■ Data to process:
________________________________________

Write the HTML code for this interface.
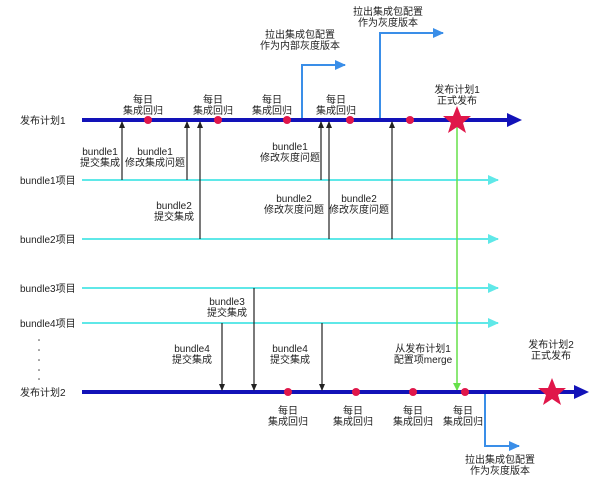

________________________________________

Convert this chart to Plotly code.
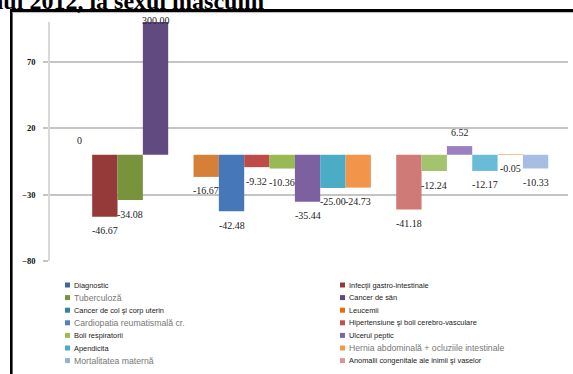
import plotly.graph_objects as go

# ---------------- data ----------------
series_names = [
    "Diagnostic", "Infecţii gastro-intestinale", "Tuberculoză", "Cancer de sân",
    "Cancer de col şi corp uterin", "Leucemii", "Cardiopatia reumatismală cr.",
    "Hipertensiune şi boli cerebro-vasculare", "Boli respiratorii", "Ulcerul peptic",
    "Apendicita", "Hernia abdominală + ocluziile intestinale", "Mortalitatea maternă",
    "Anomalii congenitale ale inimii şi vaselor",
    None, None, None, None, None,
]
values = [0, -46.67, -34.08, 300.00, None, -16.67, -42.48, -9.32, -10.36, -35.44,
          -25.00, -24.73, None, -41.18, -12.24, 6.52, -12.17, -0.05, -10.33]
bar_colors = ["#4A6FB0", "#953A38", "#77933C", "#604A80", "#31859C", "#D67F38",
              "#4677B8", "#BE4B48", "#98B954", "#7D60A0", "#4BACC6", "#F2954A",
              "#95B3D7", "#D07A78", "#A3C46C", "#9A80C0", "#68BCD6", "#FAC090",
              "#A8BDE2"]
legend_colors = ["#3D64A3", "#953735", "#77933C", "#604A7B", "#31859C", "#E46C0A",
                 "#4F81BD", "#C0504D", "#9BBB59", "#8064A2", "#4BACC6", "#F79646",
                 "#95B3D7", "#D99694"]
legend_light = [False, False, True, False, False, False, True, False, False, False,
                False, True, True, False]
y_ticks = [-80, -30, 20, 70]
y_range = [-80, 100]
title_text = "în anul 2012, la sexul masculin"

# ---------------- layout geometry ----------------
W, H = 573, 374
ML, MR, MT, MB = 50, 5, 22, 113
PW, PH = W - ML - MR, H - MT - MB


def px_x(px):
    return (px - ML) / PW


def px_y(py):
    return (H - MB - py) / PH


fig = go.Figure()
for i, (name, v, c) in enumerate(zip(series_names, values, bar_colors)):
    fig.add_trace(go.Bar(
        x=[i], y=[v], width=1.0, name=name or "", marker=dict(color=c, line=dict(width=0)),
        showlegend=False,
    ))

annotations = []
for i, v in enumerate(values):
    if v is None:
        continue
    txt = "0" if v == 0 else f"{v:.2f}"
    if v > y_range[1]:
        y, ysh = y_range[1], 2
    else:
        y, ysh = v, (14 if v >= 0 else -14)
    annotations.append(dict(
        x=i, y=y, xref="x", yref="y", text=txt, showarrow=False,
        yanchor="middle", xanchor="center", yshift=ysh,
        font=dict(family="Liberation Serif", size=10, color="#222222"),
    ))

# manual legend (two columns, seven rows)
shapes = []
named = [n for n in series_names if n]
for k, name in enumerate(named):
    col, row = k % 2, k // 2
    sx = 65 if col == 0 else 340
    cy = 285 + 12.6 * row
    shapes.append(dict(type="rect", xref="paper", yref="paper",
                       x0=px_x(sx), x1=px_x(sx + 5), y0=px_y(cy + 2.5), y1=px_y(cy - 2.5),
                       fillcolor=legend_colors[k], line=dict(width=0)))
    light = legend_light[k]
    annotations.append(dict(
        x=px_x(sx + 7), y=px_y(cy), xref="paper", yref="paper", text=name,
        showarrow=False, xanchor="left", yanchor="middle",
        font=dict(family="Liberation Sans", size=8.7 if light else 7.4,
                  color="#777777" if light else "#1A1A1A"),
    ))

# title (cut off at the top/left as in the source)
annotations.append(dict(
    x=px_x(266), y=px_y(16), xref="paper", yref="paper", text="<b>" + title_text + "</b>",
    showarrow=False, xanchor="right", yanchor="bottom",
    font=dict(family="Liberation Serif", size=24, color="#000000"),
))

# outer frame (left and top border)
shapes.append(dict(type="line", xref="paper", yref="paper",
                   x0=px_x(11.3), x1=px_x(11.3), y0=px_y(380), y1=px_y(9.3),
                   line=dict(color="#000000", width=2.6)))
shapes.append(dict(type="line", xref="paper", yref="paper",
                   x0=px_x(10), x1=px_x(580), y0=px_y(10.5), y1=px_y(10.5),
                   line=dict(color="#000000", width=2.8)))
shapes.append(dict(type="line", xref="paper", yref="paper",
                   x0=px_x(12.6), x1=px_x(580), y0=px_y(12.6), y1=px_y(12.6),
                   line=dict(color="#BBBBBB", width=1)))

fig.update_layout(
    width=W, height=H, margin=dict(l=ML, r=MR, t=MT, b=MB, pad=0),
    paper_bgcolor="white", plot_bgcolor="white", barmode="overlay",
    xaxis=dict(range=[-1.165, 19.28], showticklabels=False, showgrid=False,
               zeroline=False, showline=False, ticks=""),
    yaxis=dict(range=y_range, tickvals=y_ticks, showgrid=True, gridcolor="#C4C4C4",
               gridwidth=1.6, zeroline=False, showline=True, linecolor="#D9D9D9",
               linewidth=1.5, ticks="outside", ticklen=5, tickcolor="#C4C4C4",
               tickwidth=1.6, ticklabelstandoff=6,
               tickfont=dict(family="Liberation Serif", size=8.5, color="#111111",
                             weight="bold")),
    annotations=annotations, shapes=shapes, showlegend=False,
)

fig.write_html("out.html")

________________________________________

■ What is asked: Make an exact copy of the lines from the one that contains "Convert this chart to Plotly code." through the one that contains "import plotly.graph_objects as go", both included, and no other lines. Pictures are skipped.

■ Right answer:
Convert this chart to Plotly code.
import plotly.graph_objects as go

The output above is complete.